THE EXERCISE:
Reproduce the material below line by line, beginning with its first line and ending with the line that contains "30, 35, 40];"; leave out pictures.
=====
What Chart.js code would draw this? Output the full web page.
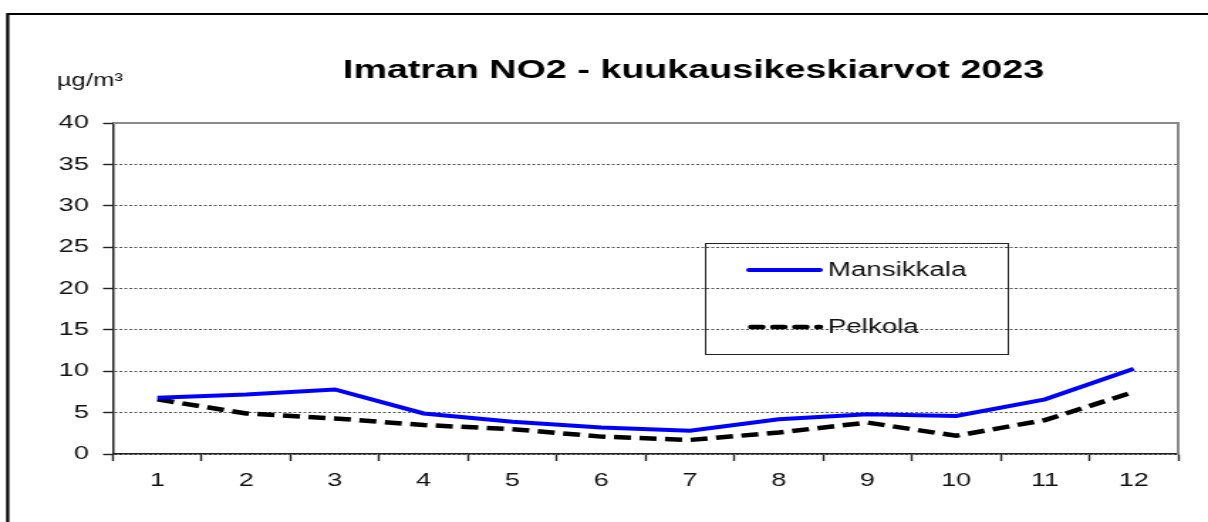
<!DOCTYPE html>
<html lang="fi">
<head>
<meta charset="utf-8">
<title>Imatran NO2 - kuukausikeskiarvot 2023</title>
<script src="https://cdn.jsdelivr.net/npm/chart.js@4/dist/chart.umd.min.js"></script>
<style>
    html, body { margin: 0; padding: 0; background: #fff; }
    /* Le graphique d'origine est étiré horizontalement (~1.42) */
    #no2Chart { display: block; width: 1208px; height: 522px; }
</style>
</head>
<body>
<canvas id="no2Chart" width="850" height="522" style="width:1208px;height:522px"></canvas>
<script>
// Données
const months = ['1', '2', '3', '4', '5', '6', '7', '8', '9', '10', '11', '12'];
const mansikkala = [6.8, 7.2, 7.8, 4.9, 3.9, 3.2, 2.8, 4.2, 4.8, 4.6, 6.6, 10.3];
const pelkola = [6.6, 4.9, 4.3, 3.5, 3.0, 2.1, 1.7, 2.6, 3.8, 2.2, 4.1, 7.5];
const yTicks = [0, 5, 10, 15, 20, 25, 30, 35, 40];

const chartTitle = 'Imatran NO2 - kuukausikeskiarvot 2023';
const unitLabel = 'µg/m³';

const FONT = "'Liberation Sans', Arial, sans-serif";

let charts = {
    no2Chart: null
};

// Cadre, titre, unité et légende dessinés sur le canvas
const decorPlugin = {
    id: 'decor',
    beforeDatasetsDraw(chart) {
        const { ctx, chartArea } = chart;
        ctx.save();
        ctx.strokeStyle = '#8a8a8a';
        ctx.lineWidth = 2;
        ctx.beginPath();
        ctx.moveTo(chartArea.left, chartArea.top);
        ctx.lineTo(chartArea.right, chartArea.top);
        ctx.lineTo(chartArea.right, chartArea.bottom);
        ctx.stroke();
        ctx.restore();
    },
    afterDraw(chart) {
        const { ctx } = chart;
        ctx.save();

        // cadre extérieur (haut + gauche)
        ctx.strokeStyle = '#000';
        ctx.lineWidth = 2.2;
        ctx.lineCap = 'butt';
        ctx.beginPath();
        ctx.moveTo(5.4, chart.height);
        ctx.lineTo(5.4, 14);
        ctx.lineTo(chart.width, 14);
        ctx.stroke();

        // titre
        ctx.fillStyle = '#000';
        ctx.textAlign = 'center';
        ctx.textBaseline = 'alphabetic';
        ctx.font = `bold 26.5px ${FONT}`;
        ctx.fillText(chartTitle, 488, 78);

        // unité
        ctx.textAlign = 'left';
        ctx.font = `18px ${FONT}`;
        ctx.fillStyle = '#111';
        ctx.fillText(unitLabel, 40, 86);

        // légende
        const box = { x: 496, y: 243, w: 213, h: 111 };
        ctx.strokeStyle = '#222';
        ctx.lineWidth = 1;
        ctx.strokeRect(box.x + 0.5, box.y + 0.5, box.w, box.h);

        const rows = [270, 327];
        chart.data.datasets.forEach((ds, i) => {
            const y = rows[i];
            const dashed = ds.borderDash && ds.borderDash.length;
            ctx.save();
            ctx.strokeStyle = ds.borderColor;
            ctx.lineWidth = ds.borderWidth;
            ctx.setLineDash(dashed ? [8, 7.5] : []);
            ctx.lineCap = 'round';
            ctx.beginPath();
            ctx.moveTo(dashed ? 528.5 : 527, y);
            ctx.lineTo(577, y);
            ctx.stroke();
            ctx.restore();

            ctx.fillStyle = '#111';
            ctx.font = `19.5px ${FONT}`;
            ctx.textBaseline = 'middle';
            ctx.fillText(ds.label, 582.5, y + 1);
        });

        ctx.restore();
    }
};

function drawChart() {
    const ctx = document.getElementById('no2Chart');
    if (!ctx) return;

    if (charts.no2Chart) {
        charts.no2Chart.destroy();
    }

    charts.no2Chart = new Chart(ctx, {
        type: 'line',
        data: {
            labels: months,
            datasets: [{
                label: 'Mansikkala',
                data: mansikkala,
                borderColor: '#0000ff',
                borderWidth: 4,
                pointRadius: 0,
                tension: 0,
                fill: false
            }, {
                label: 'Pelkola',
                data: pelkola,
                borderColor: '#000000',
                borderWidth: 4.5,
                borderDash: [12, 6],
                pointRadius: 0,
                tension: 0,
                fill: false
            }]
        },
        options: {
            responsive: false,
            devicePixelRatio: 1,
            animation: false,
            layout: {
                padding: { top: 123, right: 21, left: 0, bottom: 0 }
            },
            plugins: {
                legend: { display: false },
                title: { display: false },
                tooltip: { enabled: false }
            },
            scales: {
                x: {
                    type: 'category',
                    offset: true,
                    afterFit(scale) { scale.height = 68; },
                    grid: {
                        offset: true,
                        drawOnChartArea: false,
                        drawTicks: true,
                        tickLength: 7,
                        tickColor: '#222',
                        tickWidth: 1.4
                    },
                    border: { display: true, color: '#222', width: 1.6 },
                    ticks: {
                        color: '#111',
                        padding: 8,
                        maxRotation: 0,
                        font: { family: FONT, size: 19 }
                    }
                },
                y: {
                    min: 0,
                    max: 40,
                    afterFit(scale) { scale.width = 79.5; },
                    afterBuildTicks(scale) {
                        scale.ticks = yTicks.map(v => ({ value: v }));
                    },
                    grid: {
                        color: '#555',
                        lineWidth: 1,
                        drawTicks: true,
                        tickLength: 7,
                        tickColor: '#222',
                        tickWidth: 1.4,
                        tickBorderDash: []
                    },
                    border: { display: true, color: '#222', width: 1.5, dash: [2, 1.5] },
                    ticks: {
                        color: '#111',
                        padding: 10,
                        font: { family: FONT, size: 19 }
                    }
                }
            }
        },
        plugins: [decorPlugin]
    });
}

document.addEventListener('DOMContentLoaded', drawChart);
</script>
</body>
</html>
=====
CORRECT RESULT:
What Chart.js code would draw this? Output the full web page.
<!DOCTYPE html>
<html lang="fi">
<head>
<meta charset="utf-8">
<title>Imatran NO2 - kuukausikeskiarvot 2023</title>
<script src="https://cdn.jsdelivr.net/npm/chart.js@4/dist/chart.umd.min.js"></script>
<style>
    html, body { margin: 0; padding: 0; background: #fff; }
    /* Le graphique d'origine est étiré horizontalement (~1.42) */
    #no2Chart { display: block; width: 1208px; height: 522px; }
</style>
</head>
<body>
<canvas id="no2Chart" width="850" height="522" style="width:1208px;height:522px"></canvas>
<script>
// Données
const months = ['1', '2', '3', '4', '5', '6', '7', '8', '9', '10', '11', '12'];
const mansikkala = [6.8, 7.2, 7.8, 4.9, 3.9, 3.2, 2.8, 4.2, 4.8, 4.6, 6.6, 10.3];
const pelkola = [6.6, 4.9, 4.3, 3.5, 3.0, 2.1, 1.7, 2.6, 3.8, 2.2, 4.1, 7.5];
const yTicks = [0, 5, 10, 15, 20, 25, 30, 35, 40];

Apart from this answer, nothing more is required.